The request
Return exactly, and only, the lines from the one holding "Write the React, TypeScript" through the one holding "Chart.register(...registerables);", both included; the pictures stay out.

Records for the task
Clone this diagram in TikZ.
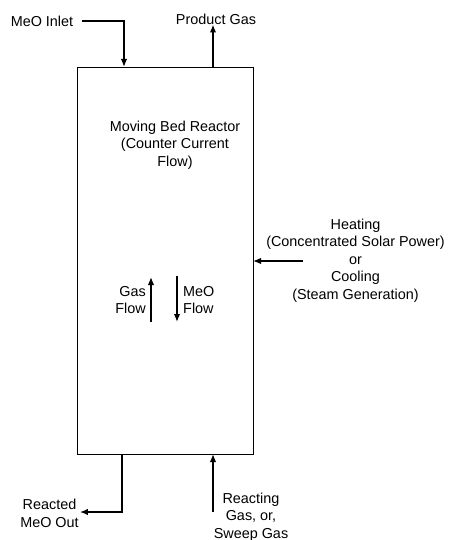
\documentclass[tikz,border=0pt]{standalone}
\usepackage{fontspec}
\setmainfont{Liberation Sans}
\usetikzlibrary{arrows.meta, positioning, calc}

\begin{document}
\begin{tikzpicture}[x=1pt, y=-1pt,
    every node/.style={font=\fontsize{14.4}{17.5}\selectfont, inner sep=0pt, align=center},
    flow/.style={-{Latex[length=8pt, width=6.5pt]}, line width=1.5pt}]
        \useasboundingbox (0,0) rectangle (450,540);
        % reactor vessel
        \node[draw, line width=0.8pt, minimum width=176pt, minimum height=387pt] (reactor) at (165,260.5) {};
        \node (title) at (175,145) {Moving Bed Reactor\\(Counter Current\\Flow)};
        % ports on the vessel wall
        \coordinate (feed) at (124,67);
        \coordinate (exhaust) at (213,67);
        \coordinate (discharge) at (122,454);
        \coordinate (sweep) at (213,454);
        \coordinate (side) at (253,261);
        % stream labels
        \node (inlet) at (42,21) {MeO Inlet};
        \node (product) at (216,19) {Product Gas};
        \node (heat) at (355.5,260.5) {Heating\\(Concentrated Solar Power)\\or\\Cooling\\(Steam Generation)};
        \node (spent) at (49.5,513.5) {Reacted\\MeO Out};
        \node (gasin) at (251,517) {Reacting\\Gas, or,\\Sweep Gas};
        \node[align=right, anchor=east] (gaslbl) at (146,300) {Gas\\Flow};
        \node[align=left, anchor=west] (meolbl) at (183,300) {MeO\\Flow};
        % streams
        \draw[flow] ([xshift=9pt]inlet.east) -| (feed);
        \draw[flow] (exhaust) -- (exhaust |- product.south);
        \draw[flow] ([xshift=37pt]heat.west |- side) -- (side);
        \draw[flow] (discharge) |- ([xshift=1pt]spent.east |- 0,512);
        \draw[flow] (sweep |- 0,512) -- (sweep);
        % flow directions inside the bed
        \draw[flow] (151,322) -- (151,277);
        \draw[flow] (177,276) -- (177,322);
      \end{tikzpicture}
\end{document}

* * *

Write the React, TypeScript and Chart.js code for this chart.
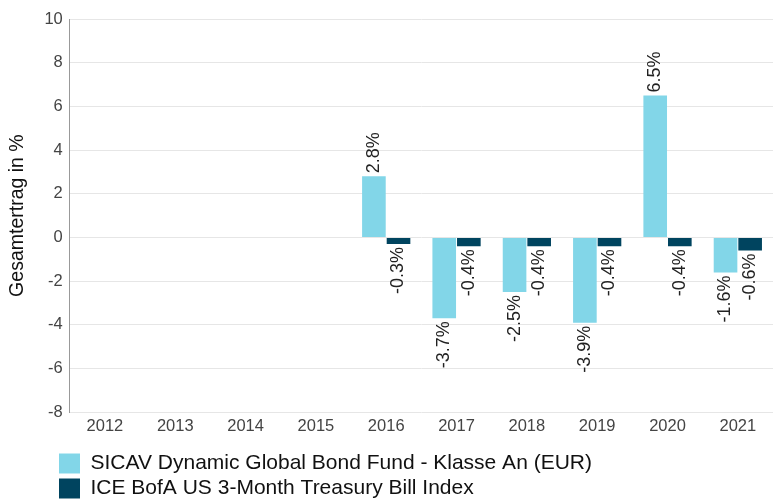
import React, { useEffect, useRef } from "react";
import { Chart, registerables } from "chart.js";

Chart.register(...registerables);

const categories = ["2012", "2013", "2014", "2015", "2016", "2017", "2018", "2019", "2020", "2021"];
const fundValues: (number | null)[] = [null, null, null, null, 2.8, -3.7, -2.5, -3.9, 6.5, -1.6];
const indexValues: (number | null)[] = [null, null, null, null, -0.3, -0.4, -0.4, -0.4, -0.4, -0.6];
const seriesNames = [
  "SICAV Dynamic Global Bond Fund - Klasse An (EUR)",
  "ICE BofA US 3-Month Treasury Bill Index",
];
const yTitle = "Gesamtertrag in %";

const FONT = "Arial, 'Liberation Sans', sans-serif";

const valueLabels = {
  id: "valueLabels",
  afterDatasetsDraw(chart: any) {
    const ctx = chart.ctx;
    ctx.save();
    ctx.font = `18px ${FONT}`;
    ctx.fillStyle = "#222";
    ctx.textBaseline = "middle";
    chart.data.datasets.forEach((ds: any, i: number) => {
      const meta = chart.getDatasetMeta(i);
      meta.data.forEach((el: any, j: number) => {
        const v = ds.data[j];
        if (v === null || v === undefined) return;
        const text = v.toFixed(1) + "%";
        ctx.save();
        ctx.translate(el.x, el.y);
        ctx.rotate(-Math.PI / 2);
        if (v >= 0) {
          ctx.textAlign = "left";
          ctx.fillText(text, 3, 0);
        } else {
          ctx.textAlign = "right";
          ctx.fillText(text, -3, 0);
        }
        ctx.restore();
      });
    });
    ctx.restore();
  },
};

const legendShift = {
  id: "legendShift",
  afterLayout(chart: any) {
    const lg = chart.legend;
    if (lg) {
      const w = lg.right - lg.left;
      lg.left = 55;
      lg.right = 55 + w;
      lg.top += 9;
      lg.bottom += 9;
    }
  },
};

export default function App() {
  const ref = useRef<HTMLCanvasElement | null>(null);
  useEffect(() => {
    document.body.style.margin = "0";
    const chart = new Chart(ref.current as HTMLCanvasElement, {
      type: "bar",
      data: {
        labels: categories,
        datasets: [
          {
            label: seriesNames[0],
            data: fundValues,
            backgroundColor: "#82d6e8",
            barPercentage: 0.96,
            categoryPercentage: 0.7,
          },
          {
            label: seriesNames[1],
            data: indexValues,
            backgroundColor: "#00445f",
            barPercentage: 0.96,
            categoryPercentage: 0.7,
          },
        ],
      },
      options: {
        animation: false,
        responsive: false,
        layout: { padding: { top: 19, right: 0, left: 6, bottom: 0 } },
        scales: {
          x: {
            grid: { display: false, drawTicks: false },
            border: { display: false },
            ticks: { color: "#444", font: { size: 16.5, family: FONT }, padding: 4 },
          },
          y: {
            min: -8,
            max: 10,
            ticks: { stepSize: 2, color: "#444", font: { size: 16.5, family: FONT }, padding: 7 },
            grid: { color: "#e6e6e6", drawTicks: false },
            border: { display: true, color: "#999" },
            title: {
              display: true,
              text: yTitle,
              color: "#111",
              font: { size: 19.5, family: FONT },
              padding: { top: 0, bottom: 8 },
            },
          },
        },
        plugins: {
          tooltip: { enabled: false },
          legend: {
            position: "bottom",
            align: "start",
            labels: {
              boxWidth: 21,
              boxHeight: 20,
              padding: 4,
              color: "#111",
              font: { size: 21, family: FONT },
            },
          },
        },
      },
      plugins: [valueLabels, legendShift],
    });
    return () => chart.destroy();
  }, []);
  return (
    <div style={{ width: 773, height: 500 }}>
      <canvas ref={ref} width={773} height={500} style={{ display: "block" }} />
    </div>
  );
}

The response
Write the React, TypeScript and Chart.js code for this chart.
import React, { useEffect, useRef } from "react";
import { Chart, registerables } from "chart.js";

Chart.register(...registerables);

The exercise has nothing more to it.